One former Tory MP thinks things started sliding backwards during the parliamentary battle over Brexit, which saw bitter party infighting and a more rightwing, proudly “anti-woke” faction of MPs in the ascendancy. “The party was very split, and the kind of one-nation Conservatives were fair game for all sorts of misogyny. It was all very blokey, and there was kind of a Praetorian Guard in the WhatsApp groups that felt very able to criticise and put down women who were making perfectly valid comments or raising concerns, making derogatory and false comments about women and leaking them to the press.”
Some also wonder whether the perception that ministers no longer have to resign for breaching the ministerial code, or the Partygate scandal, have emboldened rogues. “Johnson creates a culture in which it’s felt that whatever you do there aren’t really any consequences, so I think that makes people do things they might not have tried before,” says Sonia Purnell.
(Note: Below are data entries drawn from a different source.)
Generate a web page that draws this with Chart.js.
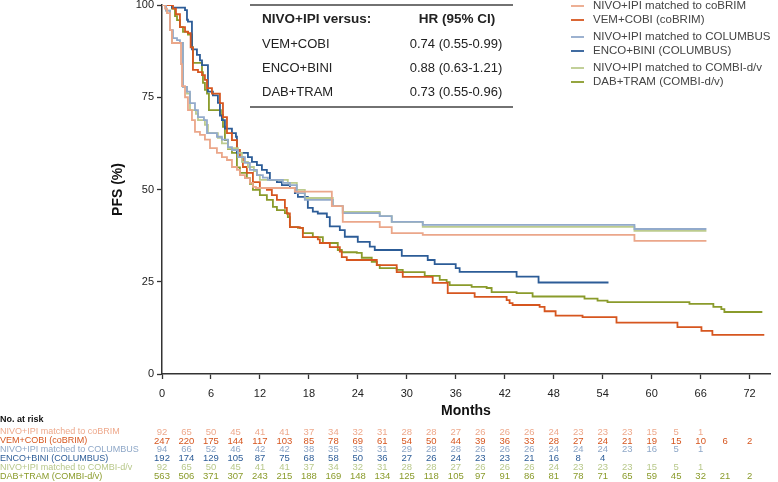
<!DOCTYPE html>
<html>
<head>
<meta charset="utf-8">
<script src="https://cdn.jsdelivr.net/npm/chart.js@4.4.1/dist/chart.umd.min.js"></script>
<style>
  html, body { margin: 0; padding: 0; background: #fff; }
  #wrap { width: 778px; height: 482px; }
</style>
</head>
<body>
<div id="wrap"><canvas id="pfsChart" width="778" height="482"></canvas></div>
<script>
// Kaplan-Meier PFS curves (months, %)
const nivoCobrimTime = [0, 0.37, 0.61, 0.98, 1.22, 2.33, 2.45, 2.82, 3.18, 3.67, 4.04, 4.65, 5.26, 5.88, 6.73, 7.34, 7.96, 8.57, 9.18, 9.55, 10.16, 10.77, 11.14, 11.51, 16.28, 20.81, 22.15, 26.68, 28.15, 31.95, 57.89, 66.71];
const nivoCobrimPfs  = [100, 99, 97.8, 93.2, 89.7, 84, 78, 75, 71.5, 68.8, 65.6, 64.8, 63.5, 61.2, 59.9, 58.8, 58, 56.1, 55.3, 53.9, 53.1, 51.8, 50.7, 50.4, 49.4, 45.5, 41.2, 39.8, 38.2, 37.7, 36.1, 36.1];

const vemCobiTime = [0, 1.35, 1.71, 2.2, 2.82, 3.18, 3.51, 3.79, 4.41, 4.9, 5.26, 5.51, 6.12, 7.1, 7.47, 7.96, 8.57, 9.18, 9.55, 9.91, 10.4, 11.14, 11.99, 12.85, 13.46, 14.08, 15.06, 15.3, 15.67, 16.89, 17.26, 19.09, 19.34, 20.56, 21.79, 22.03, 22.64, 26.32, 28.76, 29.5, 33.17, 35.01, 38.31, 42.23, 42.59, 42.96, 46.27, 46.88, 48.23, 51.53, 55.69, 63.16, 66.1, 67.44, 73.8];
const vemCobiPfs  = [100, 99, 97.5, 94, 92.8, 92.4, 88.5, 82.4, 81.8, 81, 79.7, 77.5, 76, 73.4, 69.6, 65.3, 63.4, 60.7, 58.8, 56.1, 54.5, 52, 50.4, 49.9, 48.5, 47.2, 45, 43.5, 39.8, 39.6, 37.1, 36.5, 35.5, 34.4, 33.2, 31.7, 30.9, 29.5, 27.6, 26.3, 24.7, 21.9, 20.9, 20, 19.2, 18.7, 18.2, 17, 15.8, 15.4, 13.9, 12.7, 11.7, 10.6, 10.6];

const nivoColumbusTime = [0, 0.49, 0.98, 1.35, 1.84, 2.2, 2.57, 3.06, 3.43, 4.04, 4.41, 5.14, 5.51, 6.73, 7.34, 8.08, 8.57, 9.3, 10.16, 10.77, 11.63, 12.36, 12.97, 14.81, 15.67, 16.52, 17.5, 20.93, 22.15, 26.68, 28.15, 31.95, 57.89, 66.71];
const nivoColumbusPfs  = [100, 98.5, 93.2, 91, 90.5, 89.7, 77.8, 76.5, 73.4, 71.5, 69.6, 68.8, 65.3, 64.3, 63.5, 61.5, 60.7, 58.8, 57.2, 55.3, 53.9, 53.2, 52.6, 51.8, 51.2, 49, 47.2, 45.5, 43.6, 42.8, 41.2, 40.4, 39.3, 39.3];

const encoBiniTime = [0, 1.22, 2.82, 3.06, 3.18, 3.67, 4.28, 4.65, 4.9, 5.63, 6.24, 6.85, 7.1, 7.34, 7.71, 8.57, 9.06, 9.18, 10.53, 11.02, 11.63, 12.24, 12.85, 13.22, 14.08, 14.69, 15.67, 16.28, 16.65, 17.87, 18.48, 19.09, 20.2, 20.56, 21.79, 22.4, 23.99, 25.46, 26.07, 29.38, 32.56, 33.41, 35.99, 36.47, 43.45, 46.14, 54.71];
const encoBiniPfs  = [100, 99.3, 98.6, 96, 95.5, 88, 86.5, 85, 83.7, 76.5, 75.5, 73.5, 70, 68.8, 66.5, 65.3, 64.3, 59.9, 58.8, 57.5, 56.6, 55.3, 54.5, 52.6, 52, 51.2, 50.4, 49, 48, 45, 44, 43.5, 42.5, 40, 39, 37.2, 35.8, 34.5, 33.6, 32, 30.9, 29.8, 28.7, 27.7, 26.4, 24.8, 24.8];

const nivoCombiTime = [0, 0.49, 0.98, 1.22, 2.57, 3.06, 3.43, 4.16, 4.41, 5.26, 5.63, 6.85, 7.34, 8.08, 9.3, 9.79, 10.53, 11.26, 11.63, 11.99, 15.42, 16.52, 17.5, 20.93, 22.15, 26.68, 28.15, 31.95, 57.89, 66.71];
const nivoCombiPfs  = [100, 98.5, 93.2, 89.7, 77.8, 76, 71.5, 70.5, 68.8, 67.5, 65.3, 64, 62.5, 61.2, 59.9, 57.5, 56.1, 55, 53.9, 52.6, 51.8, 49.9, 47.7, 45.5, 43.9, 42.8, 41.2, 39.9, 38.8, 38.8];

const dabTramTime = [0, 1.22, 1.59, 1.84, 2.2, 2.57, 3.18, 3.67, 3.79, 4.9, 5.02, 5.26, 5.51, 5.75, 7.22, 7.47, 7.71, 8.08, 8.57, 9.18, 9.55, 10.4, 10.77, 11.14, 11.99, 12.85, 13.59, 14.08, 15.06, 15.42, 15.67, 16.65, 17.26, 18.48, 19.71, 21.54, 22.03, 23.87, 24.48, 25.7, 26.32, 26.68, 28.76, 29.5, 32.19, 34.03, 34.88, 35.25, 37.94, 39.78, 40.39, 43.45, 45.41, 51.77, 53.37, 54.59, 64.63, 67.56, 68.54, 68.91, 73.56];
const dabTramPfs  = [100, 99, 97, 95.9, 94, 92.7, 92, 88.6, 84.3, 81.8, 78.9, 77, 76, 71.5, 70.2, 67, 63.4, 61, 59.9, 56, 54.5, 53.1, 51.5, 49.9, 48.5, 47.2, 45.3, 44.4, 43.6, 42.5, 39.8, 39.6, 38.2, 37.1, 35.5, 33.6, 33, 32.8, 31.5, 30.4, 29.5, 28.7, 28.2, 27.6, 26.6, 25.5, 24.9, 24.1, 23.6, 23.3, 22.2, 21.9, 21, 20.4, 19.9, 19.5, 19, 18.2, 17.6, 16.8, 16.8];

// axis ticks
const monthTicks = [0, 6, 12, 18, 24, 30, 36, 42, 48, 54, 60, 66, 72];
const pfsTicks = [0, 25, 50, 75, 100];

// number at risk, every 3 months
const riskMonths = [0, 3, 6, 9, 12, 15, 18, 21, 24, 27, 30, 33, 36, 39, 42, 45, 48, 51, 54, 57, 60, 63, 66, 69, 72];
const riskNivoCobrim   = [92, 65, 50, 45, 41, 41, 37, 34, 32, 31, 28, 28, 27, 26, 26, 26, 24, 23, 23, 23, 15, 5, 1];
const riskVemCobi      = [247, 220, 175, 144, 117, 103, 85, 78, 69, 61, 54, 50, 44, 39, 36, 33, 28, 27, 24, 21, 19, 15, 10, 6, 2];
const riskNivoColumbus = [94, 66, 52, 46, 42, 42, 38, 35, 33, 31, 29, 28, 28, 26, 26, 26, 24, 24, 24, 23, 16, 5, 1];
const riskEncoBini     = [192, 174, 129, 105, 87, 75, 68, 58, 50, 36, 27, 26, 24, 23, 23, 21, 16, 8, 4];
const riskNivoCombi    = [92, 65, 50, 45, 41, 41, 37, 34, 32, 31, 28, 28, 27, 26, 26, 26, 24, 23, 23, 23, 15, 5, 1];
const riskDabTram      = [563, 506, 371, 307, 243, 215, 188, 169, 148, 134, 125, 118, 105, 97, 91, 86, 81, 78, 71, 65, 59, 45, 32, 21, 2];

// hazard ratio table
const hrArms = ["VEM+COBI", "ENCO+BINI", "DAB+TRAM"];
const hrValues = ["0.74 (0.55-0.99)", "0.88 (0.63-1.21)", "0.73 (0.55-0.96)"];

const FONT = "'Liberation Sans', Arial, sans-serif";

const series = [
    { label: "NIVO+IPI matched to coBRIM", t: nivoCobrimTime, s: nivoCobrimPfs, risk: riskNivoCobrim, color: "#eba78a", text: "#eea98c" },
    { label: "VEM+COBI (coBRIM)", t: vemCobiTime, s: vemCobiPfs, risk: riskVemCobi, color: "#d6561f", text: "#d6561f" },
    { label: "NIVO+IPI matched to COLUMBUS", t: nivoColumbusTime, s: nivoColumbusPfs, risk: riskNivoColumbus, color: "#92aacb", text: "#8fa8c8" },
    { label: "ENCO+BINI (COLUMBUS)", t: encoBiniTime, s: encoBiniPfs, risk: riskEncoBini, color: "#2c5c97", text: "#2c5c97" },
    { label: "NIVO+IPI matched to COMBI-d/v", t: nivoCombiTime, s: nivoCombiPfs, risk: riskNivoCombi, color: "#bccb8e", text: "#b8c88a" },
    { label: "DAB+TRAM (COMBI-d/v)", t: dabTramTime, s: dabTramPfs, risk: riskDabTram, color: "#8a9b2b", text: "#8a9b2b" }
];

// light curves underneath, dark curves on top
const drawOrder = [0, 2, 4, 1, 3, 5];

const overlay = {
    id: "overlay",
    afterDraw(chart) {
        const ctx = chart.ctx;
        const xs = chart.scales.x;
        ctx.save();

        // HR table
        ctx.strokeStyle = "#444";
        ctx.lineWidth = 1.5;
        ctx.beginPath();
        ctx.moveTo(250, 5); ctx.lineTo(513, 5);
        ctx.moveTo(250, 107); ctx.lineTo(513, 107);
        ctx.stroke();
        ctx.textBaseline = "middle";
        ctx.fillStyle = "#222";
        ctx.font = "bold 13.5px " + FONT;
        ctx.textAlign = "left";
        ctx.fillText("NIVO+IPI versus:", 262, 19);
        ctx.textAlign = "center";
        ctx.fillText("HR (95% CI)", 457, 19);
        ctx.font = "13px " + FONT;
        hrArms.forEach((arm, i) => {
            const y = 44 + i * 24;
            ctx.textAlign = "left";
            ctx.fillText(arm, 262, y);
            ctx.textAlign = "center";
            ctx.fillText(hrValues[i], 456, y);
        });

        // legend
        const legY = [6, 20, 37, 51, 68, 82];
        ctx.font = "11.5px " + FONT;
        ctx.textAlign = "left";
        series.forEach((sr, i) => {
            ctx.strokeStyle = sr.color;
            ctx.lineWidth = 1.8;
            ctx.beginPath();
            ctx.moveTo(571, legY[i]); ctx.lineTo(584, legY[i]);
            ctx.stroke();
            ctx.fillStyle = "#444";
            ctx.fillText(sr.label, 593, legY[i]);
        });

        // number at risk table
        ctx.fillStyle = "#111";
        ctx.font = "bold 9px " + FONT;
        ctx.fillText("No. at risk", 0, 420);
        series.forEach((sr, i) => {
            const y = 432 + i * 8.9;
            ctx.fillStyle = sr.text;
            ctx.font = "9px " + FONT;
            ctx.textAlign = "left";
            ctx.fillText(sr.label, 0, y);
            ctx.font = "9.5px " + FONT;
            ctx.textAlign = "center";
            sr.risk.forEach((n, k) => {
                ctx.fillText(String(n), xs.getPixelForValue(riskMonths[k]), y);
            });
        });
        ctx.restore();
    }
};

new Chart(document.getElementById("pfsChart"), {
    type: "line",
    data: {
        datasets: drawOrder.map(i => ({
            label: series[i].label,
            data: series[i].t.map((t, k) => ({ x: t, y: series[i].s[k] })),
            borderColor: series[i].color,
            borderWidth: 1.8,
            stepped: true,
            pointRadius: 0,
            fill: false
        }))
    },
    options: {
        responsive: false,
        animation: false,
        devicePixelRatio: 1,
        layout: { padding: { left: 106, right: 8, top: 5, bottom: 60 } },
        plugins: { legend: { display: false }, tooltip: { enabled: false } },
        scales: {
            x: {
                type: "linear",
                min: 0,
                max: 74.5,
                afterBuildTicks: s => { s.ticks = monthTicks.map(v => ({ value: v })); },
                afterFit: s => { s.height = 48; s.paddingLeft = 0; s.paddingRight = 0; },
                ticks: { color: "#222", font: { family: FONT, size: 11 }, padding: 8, maxRotation: 0 },
                grid: { drawOnChartArea: false, drawTicks: true, tickLength: 5, tickColor: "#333", tickWidth: 1.3 },
                border: { color: "#333", width: 1.5 },
                title: { display: true, text: "Months", color: "#111", font: { family: FONT, size: 14, weight: "bold" }, padding: { top: 0, bottom: 2 } }
            },
            y: {
                min: 0,
                max: 100,
                afterBuildTicks: s => { s.ticks = pfsTicks.map(v => ({ value: v })); },
                afterFit: s => { s.width = 56; s.paddingTop = 0; s.paddingBottom = 0; },
                ticks: { color: "#222", font: { family: FONT, size: 11 }, padding: 3 },
                grid: { drawOnChartArea: false, drawTicks: true, tickLength: 5, tickColor: "#333", tickWidth: 1.3 },
                border: { color: "#333", width: 1.5 },
                title: { display: true, text: "PFS (%)", color: "#111", font: { family: FONT, size: 14, weight: "bold" }, padding: { top: 4, bottom: 4 } }
            }
        }
    },
    plugins: [overlay]
});
</script>
</body>
</html>
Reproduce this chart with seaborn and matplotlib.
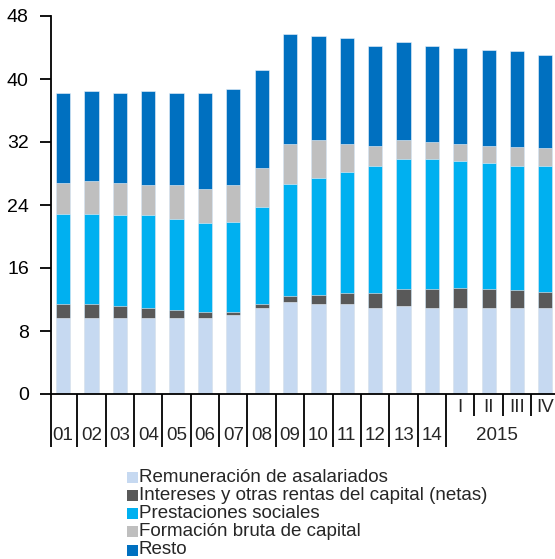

A former minister argues, however, that the real problem is that cultures only change when that’s continuously driven from the top, and lately that has slipped down the agenda. “It’s not that [Johnson] wouldn’t care about it – it would just never be a priority.” If so, MPs across all parties now plan to make it one. “Women in politics are not victims,” the Labour frontbencher Alison McGovern tweeted. “Change will happen.” And not before time.